The kingdom was reeling yesterday from news of a battle close by the town of Wakefield, Yorkshire.

Clifford, Commander of the Queen’s army, announced yesterday that the Duke of York had been slain, together with York’s second son, Edmund, Earl of Rutland, and their cousin, Thomas Neville, but Lord Clifford refused to comment on whether they were slain on the field or beheaded after capture. Their heads are being taken to York this afternoon.

A smiling Queen Margaret, interviewed late yesterday evening, refused to comment except to say, ‘Let York look down on York.’

York’s mayor said that the citizens were none too pleased at her grace’s decision to nail the duke’s head up on Micklegate. ‘It don’t look too good if you’re a visitor coming to the city, eh?’

Religious authorities are raising questions as to the future of the Queen’s other prisoner, the Earl of Salisbury, who is being transferred to Pontefract Castle.

Meanwhile emergency organisations from local abbeys and volunteers from Wakefield are dealing with the slain and wounded. ‘It were a messy business,’ comments one of the local labourers, called in to clean up the battlefield outside York’s castle of Sandal. ‘Our town is in a state of shock.’

It is still too early to know the exact numbers of those who were slain. Most will be buried on site.

The dead include many fathers and sons, among them, Sir William Bonville and his twenty-year-old son, William, Lord Harrington, both from Devonshire.

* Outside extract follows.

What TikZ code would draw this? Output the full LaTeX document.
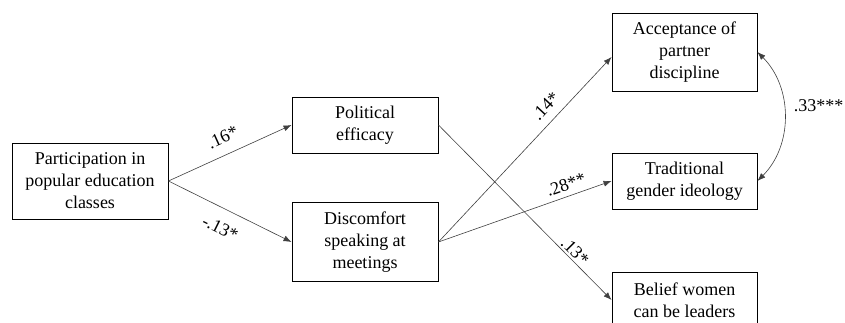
\documentclass[tikz,border=0pt]{standalone}
\usepackage{fontspec}
\setmainfont{LiberationSerif}[Extension=.ttf,UprightFont=*-Regular,BoldFont=*-Bold,ItalicFont=*-Italic,BoldItalicFont=*-BoldItalic]
\usetikzlibrary{arrows.meta}

\begin{document}
\begin{tikzpicture}[x=1pt,y=-1pt,
  box/.style={rectangle,draw,line width=0.9pt,align=center,inner sep=2pt,font=\fontsize{18}{22}\selectfont},
  effect/.style={draw=black!75,line width=0.6pt,-{Latex[length=8pt,width=6pt]}},
  coef/.style={font=\fontsize{18}{22}\selectfont,inner sep=1pt,sloped}]
\useasboundingbox (0,0) rectangle (845,323);
% variables
\node[box,minimum width=156,minimum height=76] (part) at (90,181) {Participation in\\popular education\\classes};
\node[box,minimum width=146,minimum height=56] (pol) at (365,125) {Political\\efficacy};
\node[box,minimum width=146,minimum height=79] (disc) at (365,242) {Discomfort\\speaking at\\meetings};
\node[box,minimum width=145,minimum height=78] (acc) at (684.5,52) {Acceptance of\\partner\\discipline};
\node[box,minimum width=145,minimum height=56] (trad) at (684.5,181) {Traditional\\gender ideology};
\node[box,minimum width=145,minimum height=56] (lead) at (684.5,300) {Belief women\\can be leaders};
% paths
\draw[effect] (part.east) -- (pol.west) node[coef,midway,above=10pt] {.16*};
\draw[effect] (part.east) -- (disc.west) node[coef,pos=0.49,below=12pt] {-.13*};
\draw[effect] (pol.east) -- (lead.west) node[coef,pos=0.755,above=1pt] {.13*};
\draw[effect] (disc.east) -- ([yshift=-5pt]acc.west) node[coef,pos=0.68,above=7pt] {.14*};
\draw[effect] (disc.east) -- (trad.west) node[coef,pos=0.76,above=4.5pt] {.28**};
\draw[effect,{Latex[length=8pt,width=6pt]}-{Latex[length=8pt,width=6pt]}] (acc.east) to[bend left=45]
  node[pos=0.42,right=9pt,font=\fontsize{18}{22}\selectfont,inner sep=1pt] {.33***} (trad.east);
\end{tikzpicture}
\end{document}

Despite Queen Margaret’s victory in the north, London and King Henry VI remain in the hands of York’s supporters. Whether her grace will seek peace talks with the Duke of York’s successor, his eighteen-year-old son and heir, Edward, Earl of March, remains to be seen. However, sources close to the queen are hinting that recapturing London is high on her agenda and an emergency meeting of the Council of Aldermen is to meet at Guild Hall tomorrow.